Explaining the Rollin Film Phenomenon
The ability to rise up the sides of its container is limited to the superfluid phase of helium II. A film forms on surfaces that helium II is in contact with – named a Rollin film9 – and moves out of the sides of its container, always collecting on the lowest level possible.
This is due to a large heat transfer between the ‘hot’ normal fraction and ‘cold’ superfluid fraction, however, superfluid helium does not carry heat in that sense. As it lacks other sources of energy dissipation, the motions of it are thermodynamically reversible and this is evidenced by the temperature of helium flowing out of its container being lower than the helium inside the container10.
This system was investigated and each fraction was shown to possess different velocities as they flowed, known as the first and second sound of helium II6.

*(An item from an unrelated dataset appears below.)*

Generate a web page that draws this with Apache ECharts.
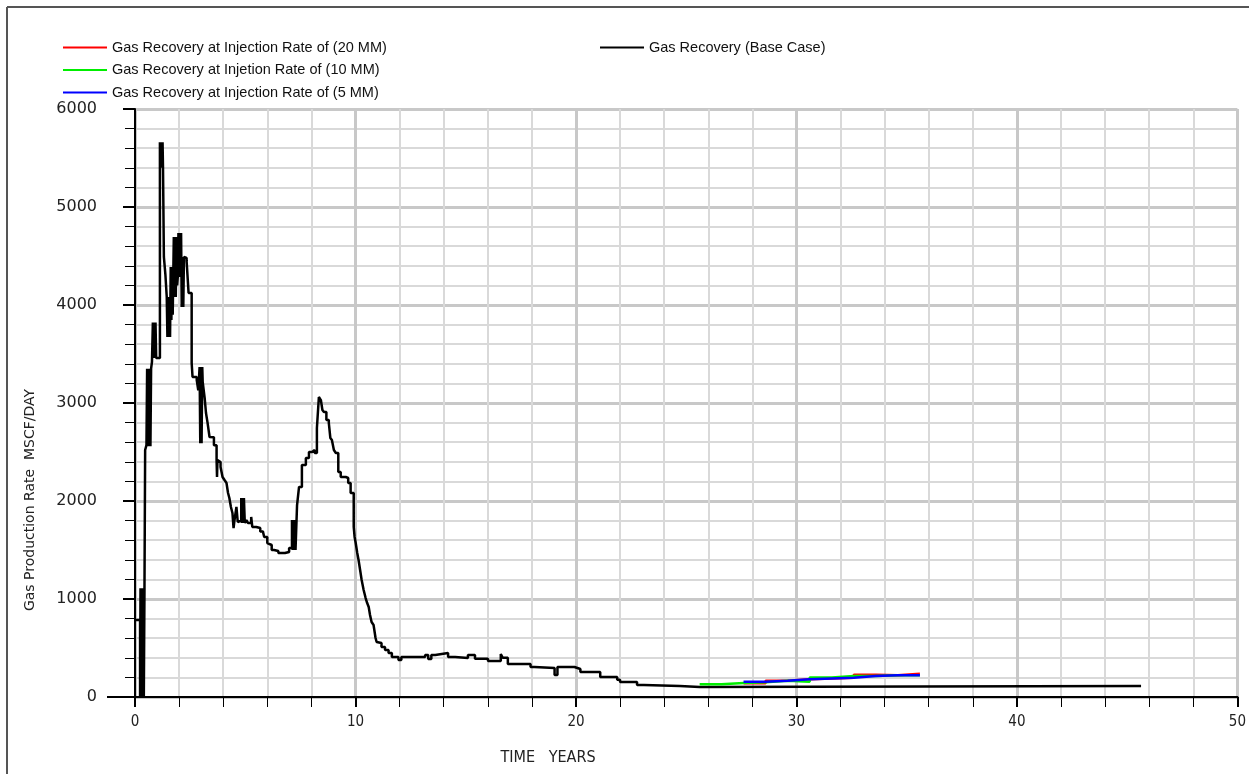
<!DOCTYPE html>
<html>
<head>
<meta charset="utf-8">
<script src="https://cdn.jsdelivr.net/npm/echarts@6/dist/echarts.min.js"></script>
<style>
html,body{margin:0;padding:0;background:#fff;}
#chart{width:1249px;height:774px;}
</style>
</head>
<body>
<div id="chart"></div>
<script>
// ---------- data (years, MSCF/DAY) ----------
const seriesNames = [
  'Gas Recovery at Injection Rate of (20 MM)',
  'Gas Recovery at Injetion Rate of (10 MM)',
  'Gas Recovery at Injection Rate of (5 MM)',
  'Gas Recovery (Base Case)'
];
const xTicks = [0, 10, 20, 30, 40, 50];
const yTicks = [0, 1000, 2000, 3000, 4000, 5000, 6000];

const baseCase = [
  [0, 785],
  [0.23, 0], [0.25, 1110], [0.27, 0], [0.30, 1110], [0.33, 0], [0.36, 1110], [0.40, 0], [0.43, 1110],
  [0.46, 2520], [0.52, 2570],
  [0.55, 3350], [0.58, 2560], [0.61, 3350], [0.64, 2560], [0.67, 3350], [0.70, 2560], [0.73, 3350], [0.77, 3420],
  [0.81, 3820], [0.84, 3460], [0.87, 3820], [0.90, 3460], [0.93, 3820], [0.96, 3460],
  [1.13, 5660], [1.16, 5400], [1.19, 5660], [1.22, 5400], [1.25, 5660], [1.27, 5400],
  [1.31, 4490], [1.38, 4306],
  [1.44, 4082], [1.47, 3673], [1.50, 4082], [1.53, 3673], [1.56, 4082], [1.59, 3673],
  [1.62, 4388], [1.65, 3847], [1.68, 4388], [1.71, 3900],
  [1.76, 4694], [1.79, 4082], [1.82, 4694], [1.85, 4082], [1.88, 4694], [1.91, 4200],
  [1.94, 4286], [1.97, 4735], [2.00, 4286], [2.03, 4735], [2.06, 4286], [2.09, 4735],
  [2.12, 3980], [2.16, 4490], [2.19, 3980], [2.22, 4490],
  [2.25, 4480], [2.34, 4450],
  [2.43, 4122], [2.57, 3408], [2.61, 3265], [2.80, 3235], [2.87, 3130],
  [2.93, 3367], [2.96, 2590], [2.99, 3367], [3.02, 2590], [3.05, 3367],
  [3.07, 3214], [3.16, 3050], [3.22, 2898], [3.29, 2800], [3.38, 2653],
  [3.47, 2650], [3.58, 2570],
  [3.70, 2418], [3.72, 2245], [3.74, 2418], [3.76, 2398], [3.88, 2347],
  [3.97, 2245], [4.06, 2214], [4.15, 2184], [4.22, 2082], [4.28, 2030], [4.35, 1939],
  [4.42, 1878], [4.47, 1724], [4.51, 1800],
  [4.60, 1939], [4.66, 1786], [4.73, 1800],
  [4.82, 2030], [4.85, 1776], [4.88, 2030], [4.91, 1776], [4.94, 2030], [4.98, 1776],
  [5.05, 1806], [5.12, 1776], [5.27, 1837], [5.32, 1735], [5.50, 1724], [5.68, 1690], [5.80, 1673],
  [5.86, 1633], [6.00, 1571], [6.09, 1551], [6.20, 1500], [6.31, 1490], [6.50, 1469], [6.80, 1480],
  [6.99, 1520],
  [7.12, 1806], [7.15, 1500], [7.18, 1806], [7.21, 1500], [7.24, 1806], [7.28, 1500],
  [7.35, 1959], [7.44, 2143], [7.57, 2367], [7.75, 2439], [7.89, 2500], [8.03, 2520], [8.15, 2490],
  [8.25, 2745], [8.34, 3061], [8.43, 3030], [8.50, 2929], [8.57, 2908], [8.68, 2826],
  [8.79, 2796], [8.86, 2643], [8.93, 2622], [9.02, 2520], [9.11, 2490], [9.22, 2296],
  [9.33, 2245], [9.56, 2235], [9.67, 2184], [9.78, 2082], [9.92, 1735], [9.96, 1633],
  [10.01, 1571], [10.08, 1469], [10.14, 1398], [10.21, 1296], [10.28, 1194], [10.37, 1092],
  [10.46, 1010], [10.53, 959], [10.60, 918], [10.66, 837], [10.73, 765], [10.82, 735],
  [10.91, 602], [10.96, 561], [11.00, 551], [11.18, 510], [11.34, 480], [11.50, 449], [11.65, 408],
  [11.81, 408], [11.95, 378], [12.08, 408], [13.16, 429], [13.30, 388], [13.44, 429],
  [13.62, 449], [14.20, 408], [14.52, 398], [15.10, 429], [15.42, 390], [16.01, 367],
  [16.59, 439], [16.68, 400], [16.91, 337], [17.94, 306], [18.12, 296], [19.03, 224],
  [19.16, 306], [19.93, 286], [20.20, 255], [21.10, 204], [21.87, 175], [22.00, 153],
  [22.77, 122], [23.08, 112], [24.71, 102], [25.61, 112], [45.63, 112]
];

const rate20 = [
  [27.6, 140], [28.6, 167], [29.6, 180], [30.6, 190], [31.6, 197],
  [32.6, 228], [33.6, 221], [34.6, 238], [35.6, 238]
];
const rate10 = [
  [25.61, 130], [26.6, 143], [27.6, 150], [28.6, 165], [29.6, 156],
  [30.6, 200], [31.6, 214], [32.6, 214], [33.6, 221], [34.6, 221], [35.6, 221]
];
const rate5 = [
  [27.6, 156], [28.6, 167], [29.6, 180], [30.6, 190], [31.6, 197],
  [32.6, 214], [33.6, 221], [34.6, 221], [35.6, 221]
];

// ---------- chart ----------
const chart = echarts.init(document.getElementById('chart'), null, {renderer: 'canvas'});

function lineSeries(name, data, color, z, width) {
  return {
    name: name, type: 'line', data: data, step: 'end',
    showSymbol: false, symbol: 'none', z: z,
    lineStyle: {color: color, width: width},
    itemStyle: {color: color},
    animation: false
  };
}

const legendText = {fontFamily: 'Liberation Sans, Arial, sans-serif', fontSize: 14.5, color: '#111'};

chart.setOption({
  animation: false,
  backgroundColor: '#fff',
  grid: {left: 135, top: 109, width: 1109, height: 588, containLabel: false},
  legend: [
    {
      data: seriesNames.slice(0, 3), orient: 'vertical', left: 63, top: 40, padding: 0,
      icon: 'rect', itemWidth: 44, itemHeight: 2, itemGap: 7.5,
      textStyle: legendText, selectedMode: false
    },
    {
      data: [seriesNames[3]], orient: 'vertical', left: 600, top: 40, padding: 0,
      icon: 'rect', itemWidth: 44, itemHeight: 2,
      textStyle: legendText, selectedMode: false
    }
  ],
  xAxis: {
    type: 'value', min: xTicks[0], max: xTicks[xTicks.length - 1], interval: 10,
    axisLine: {show: true, onZero: false, lineStyle: {color: '#000', width: 2}},
    axisTick: {show: true, inside: false, length: 10, lineStyle: {color: '#000', width: 2}},
    minorTick: {show: true, splitNumber: 5, length: 10, lineStyle: {color: '#000', width: 1}},
    splitLine: {show: true, lineStyle: {color: '#c8c8c8', width: 3}},
    minorSplitLine: {show: true, lineStyle: {color: '#d9d9d9', width: 2}},
    axisLabel: {
      margin: 18, color: '#222', fontSize: 15,
      fontFamily: 'Liberation Sans Narrow, DejaVu Sans Condensed, sans-serif'
    }
  },
  yAxis: {
    type: 'value', min: yTicks[0], max: yTicks[yTicks.length - 1], interval: 1000,
    axisLine: {show: true, onZero: false, lineStyle: {color: '#000', width: 2}},
    axisTick: {show: true, inside: false, length: 12, lineStyle: {color: '#000', width: 2}},
    minorTick: {show: true, splitNumber: 5, length: 10, lineStyle: {color: '#000', width: 1}},
    splitLine: {show: true, lineStyle: {color: '#c8c8c8', width: 3}},
    minorSplitLine: {show: true, lineStyle: {color: '#d9d9d9', width: 2}},
    axisLabel: {
      margin: 38, color: '#222', fontSize: 16,
      fontFamily: 'DejaVu Sans, sans-serif',
      formatter: function (v) { return String(v); }
    }
  },
  graphic: [
    {type: 'line', shape: {x1: 7, y1: 7, x2: 1249, y2: 7}, style: {stroke: '#555', lineWidth: 2}},
    {type: 'line', shape: {x1: 7, y1: 7, x2: 7, y2: 774}, style: {stroke: '#555', lineWidth: 2}},
    {type: 'line', shape: {x1: 107, y1: 697, x2: 135, y2: 697}, style: {stroke: '#000', lineWidth: 2}},
    {
      type: 'text', x: 548, y: 758,
      style: {
        text: 'TIME   YEARS', align: 'center', verticalAlign: 'middle',
        font: '16px "Liberation Sans Narrow", "DejaVu Sans Condensed", sans-serif', fill: '#222'
      }
    },
    {
      type: 'text', x: 30, y: 500, rotation: Math.PI / 2,
      style: {
        text: 'Gas Production Rate  MSCF/DAY', align: 'center', verticalAlign: 'middle',
        font: '14px "DejaVu Sans", sans-serif', fill: '#222'
      }
    }
  ],
  series: [
    lineSeries(seriesNames[3], baseCase, '#000000', 2, 2.5),
    lineSeries(seriesNames[0], rate20, '#ff0000', 3, 2.5),
    lineSeries(seriesNames[1], rate10, '#00ee00', 4, 2.5),
    lineSeries(seriesNames[2], rate5, '#0000ff', 5, 2.5)
  ]
});
</script>
</body>
</html>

It was discovered that the rate of helium flowing out of its container followed a linear gradient (Fig. 2), which meant that the levels of helium inside and outside of the container had no effect on the velocity of transfer11. It was also found that the direction of flow of the liquid is always opposite to the flow of heat i.e. a transfer of energy is involved12; this further established that the mechanism of this ‘transfer effect’ was not related to a simple siphon.
By applying the Bose-Einstein condensation to this process, the superfluid fraction of helium II can move without facing any resistance and therefore its transport out of the beaker would require a corresponding flow of heat5. This theory applies to the experimental data gathered (Fig 2).
As the container is removed from the bath there is a sharp increase in temperature and this is reflected by a high initial rate of transfer. As higher temperatures mean a smaller fraction of helium is superfluid, this slows down the overall transfer. However heat is also lost through evaporation and conduction which means an equilibrium is established between the normal and superfluid fractions of helium over time11, hence the linear rate of transfer out of the container.
tl;dr: As a container of liquid helium is cooled past its λ point, a fraction of its particles ‘condense’ and exist in their lowest energy state. This superfluid phase possesses an extremely high heat capacity and conductivity due to its unique mechanism of heat transfer as a flow of entropy. This was shown to form a film that creeps out of the sides of a container owing to a thermodynamically reversible process – the rate of which is dependent on temperature and hence in an undisturbed system, this flow equilibrates as a linear function against time.